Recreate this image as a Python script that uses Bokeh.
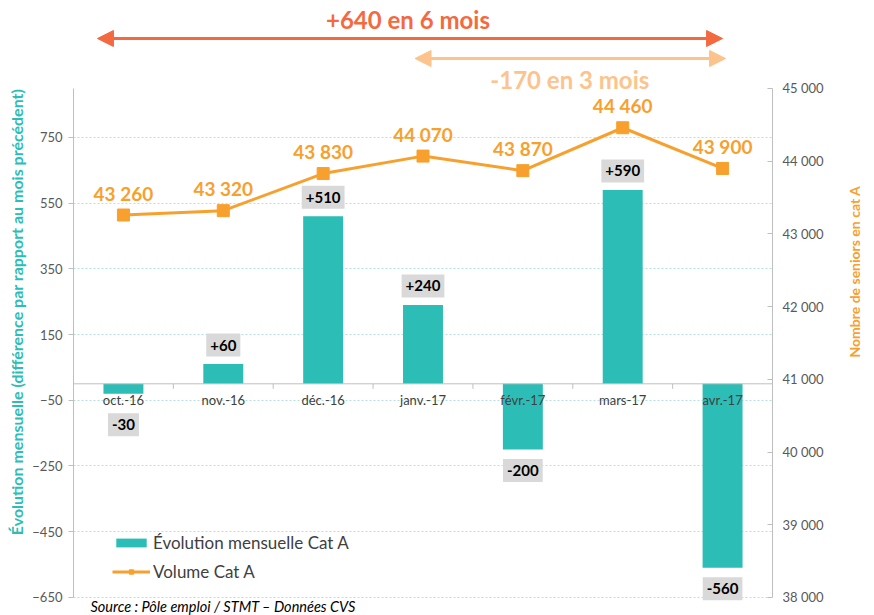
import math
from bokeh.plotting import figure
from bokeh.models import (Range1d, LinearAxis, FixedTicker, Label, Arrow, NormalHead,
                          Legend, LegendItem, Span)
from bokeh.embed import file_html
from bokeh.resources import INLINE
from bokeh.core.properties import value

# ---------------- data ----------------
months = ["oct.-16", "nov.-16", "déc.-16", "janv.-17", "févr.-17", "mars-17", "avr.-17"]
evolution = [-30, 60, 510, 240, -200, 590, -560]
volume = [43260, 43320, 43830, 44070, 43870, 44460, 43900]
left_ticks = [-650, -450, -250, -50, 150, 350, 550, 750]
right_ticks = [38000, 39000, 40000, 41000, 42000, 43000, 44000, 45000]

# ---------------- styles ----------------
FONT = "Lato"
TEAL = "#2CBDB7"
ORANGE = "#F8A02D"
RED_OR = "#F46A40"
PEACH = "#FDC38C"
GREY_AX = "#BFBFBF"
TXT = "#404040"

LEFT = (-705, 1142)
RIGHT = (37752, 46100)
FRAME_LEFT, FRAME_TOP, FRAME_H = 73, 8, 607
KL = (LEFT[1] - LEFT[0]) / FRAME_H    # left units per pixel
KR = (RIGHT[1] - RIGHT[0]) / FRAME_H  # right units per pixel


def ypx_left(ypx):
    """image pixel row -> left-axis data value"""
    return LEFT[1] - (ypx - FRAME_TOP) * KL


def ypx_right(ypx):
    return RIGHT[1] - (ypx - FRAME_TOP) * KR


def xpx(x):
    return (x - FRAME_LEFT) / 100.0


n = len(months)
xs = [i + 0.5 for i in range(n)]

p = figure(width=874, height=615, x_range=Range1d(0, n), y_range=Range1d(*LEFT),
           x_axis_location=None, toolbar_location=None, output_backend="svg",
           min_border_left=73, min_border_right=101, min_border_top=8, min_border_bottom=0,
           outline_line_color=None, background_fill_color="white")
p.extra_y_ranges = {"right": Range1d(*RIGHT)}

# grid
p.xgrid.visible = False
p.ygrid.ticker = FixedTicker(ticks=left_ticks)
p.ygrid.grid_line_color = "#B5E2DE"
p.ygrid.grid_line_dash = "2 2"

# left axis
ya = p.yaxis[0]
ya.ticker = FixedTicker(ticks=left_ticks)
ya.bounds = (-650, 899)
ya.axis_line_color = GREY_AX
ya.major_tick_line_color = GREY_AX
ya.major_tick_out = 5
ya.major_tick_in = 0
ya.minor_tick_line_color = None
ya.major_label_text_font = FONT
ya.major_label_text_font_size = "13px"
ya.major_label_text_color = "#595959"
ya.major_label_standoff = 6
ya.axis_label = "Évolution mensuelle (différence par rapport au mois précédent)"
ya.axis_label_text_font = FONT
ya.axis_label_text_font_size = "16px"
ya.axis_label_text_font_style = "bold"
ya.axis_label_text_color = TEAL
ya.axis_label_standoff = 3

# right axis
ra = LinearAxis(y_range_name="right", ticker=FixedTicker(ticks=right_ticks),
                bounds=(38000, 45000))
ra.major_label_overrides = {t: f"{t:,}".replace(",", " ") for t in right_ticks}
ra.axis_line_color = GREY_AX
ra.major_tick_line_color = GREY_AX
ra.major_tick_in = 5
ra.major_tick_out = 0
ra.minor_tick_line_color = None
ra.major_label_text_font = FONT
ra.major_label_text_font_size = "13px"
ra.major_label_text_color = "#595959"
ra.major_label_standoff = 10
p.add_layout(ra, "right")

# right axis title: a label-only axis so that it can sit off-centre like the original
title_pos = round(ypx_right(357))
rt = LinearAxis(y_range_name="right", ticker=FixedTicker(ticks=[title_pos]))
rt.major_label_overrides = {title_pos: "Nombre de seniors en cat A"}
rt.major_label_orientation = math.pi / 2
rt.axis_line_color = None
rt.major_tick_line_color = None
rt.minor_tick_line_color = None
rt.major_label_text_font = FONT
rt.major_label_text_font_size = "14px"
rt.major_label_text_font_style = "bold"
rt.major_label_text_color = ORANGE
rt.major_label_standoff = 22
p.add_layout(rt, "right")

# bars
bars = p.vbar(x=xs, top=evolution, bottom=0, width=0.4, fill_color=TEAL, line_color=None)

# category axis at zero
p.add_layout(Span(location=0, dimension="width", line_color=GREY_AX, line_width=1))
bnds = [float(i) for i in range(1, n)]
p.segment(x0=bnds, y0=[0] * len(bnds), x1=bnds, y1=[-5 * KL] * len(bnds), line_color=GREY_AX)
p.text(x=xs, y=[0] * n, text=months, text_align="center", text_baseline="top",
       y_offset=8, text_font=value(FONT), text_font_size="13px", text_color=TXT)

# bar labels (boxed, outside the bar end)
bar_labels = [f"{v:+d}" for v in evolution]
bar_label_y = [v + 19 * KL if v > 0 else min(v - 21 * KL, -41 * KL) for v in evolution]
p.text(x=xs, y=bar_label_y, text=bar_labels, text_align="center",
       text_baseline="middle", text_font=value(FONT), text_font_size="15px",
       text_font_style="bold", text_color="black", background_fill_color="#D9D9D9",
       padding=(4, 6))

# line
line = p.line(x=xs, y=volume, y_range_name="right", line_color=ORANGE, line_width=3)
pts = p.scatter(x=xs, y=volume, y_range_name="right", marker="square", size=12,
                fill_color=ORANGE, line_color=ORANGE)
vol_labels = [f"{v:,}".replace(",", " ") for v in volume]
p.text(x=xs, y=volume, y_range_name="right", text=vol_labels, y_offset=-22,
       text_align="center", text_baseline="middle", text_font=value(FONT),
       text_font_size="19px", text_font_style="bold", text_color=ORANGE)

# legend
legend = Legend(items=[LegendItem(label="Évolution mensuelle Cat A", renderers=[bars]),
                       LegendItem(label="Volume Cat A", renderers=[line, pts])],
                location=(39, 33), background_fill_alpha=0, border_line_color=None,
                glyph_width=38, glyph_height=11, label_text_font=FONT,
                label_text_font_size="17px", label_text_color=TXT, padding=0, margin=0,
                spacing=8, label_standoff=3)
p.add_layout(legend)

# arrows + annotations
a1 = Arrow(x_start=xpx(97), y_start=ypx_left(38), x_end=xpx(723), y_end=ypx_left(38),
           line_color=RED_OR, line_width=3,
           start=NormalHead(size=16, fill_color=RED_OR, line_color=RED_OR),
           end=NormalHead(size=16, fill_color=RED_OR, line_color=RED_OR))
a2 = Arrow(x_start=xpx(415), y_start=ypx_left(58), x_end=xpx(726), y_end=ypx_left(58),
           line_color=PEACH, line_width=3,
           start=NormalHead(size=16, fill_color=PEACH, line_color=PEACH),
           end=NormalHead(size=16, fill_color=PEACH, line_color=PEACH))
p.add_layout(a1)
p.add_layout(a2)
p.add_layout(Label(x=xpx(408), y=ypx_left(19), text="+640 en 6 mois", text_align="center",
                   text_baseline="middle", text_font=FONT, text_font_size="24px",
                   text_font_style="bold", text_color=RED_OR))
p.add_layout(Label(x=xpx(570), y=ypx_left(79), text="-170 en 3 mois", text_align="center",
                   text_baseline="middle", text_font=FONT, text_font_size="24px",
                   text_font_style="bold", text_color=PEACH))

# source
p.add_layout(Label(x=xpx(90), y=ypx_left(606), text="Source : Pôle emploi / STMT – Données CVS",
                   text_align="left", text_baseline="middle", text_font=FONT,
                   text_font_size="14.5px", text_font_style="italic", text_color="black"))

open("out.html", "w").write(file_html(p, INLINE))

══════════

*TO DO*
The lines from the start of the data through the line that contains "from bokeh.core.properties import value" are to be returned exactly, please, with both ends included and every picture left out.

*SOLUTION BELOW*
Recreate this image as a Python script that uses Bokeh.
import math
from bokeh.plotting import figure
from bokeh.models import (Range1d, LinearAxis, FixedTicker, Label, Arrow, NormalHead,
                          Legend, LegendItem, Span)
from bokeh.embed import file_html
from bokeh.resources import INLINE
from bokeh.core.properties import value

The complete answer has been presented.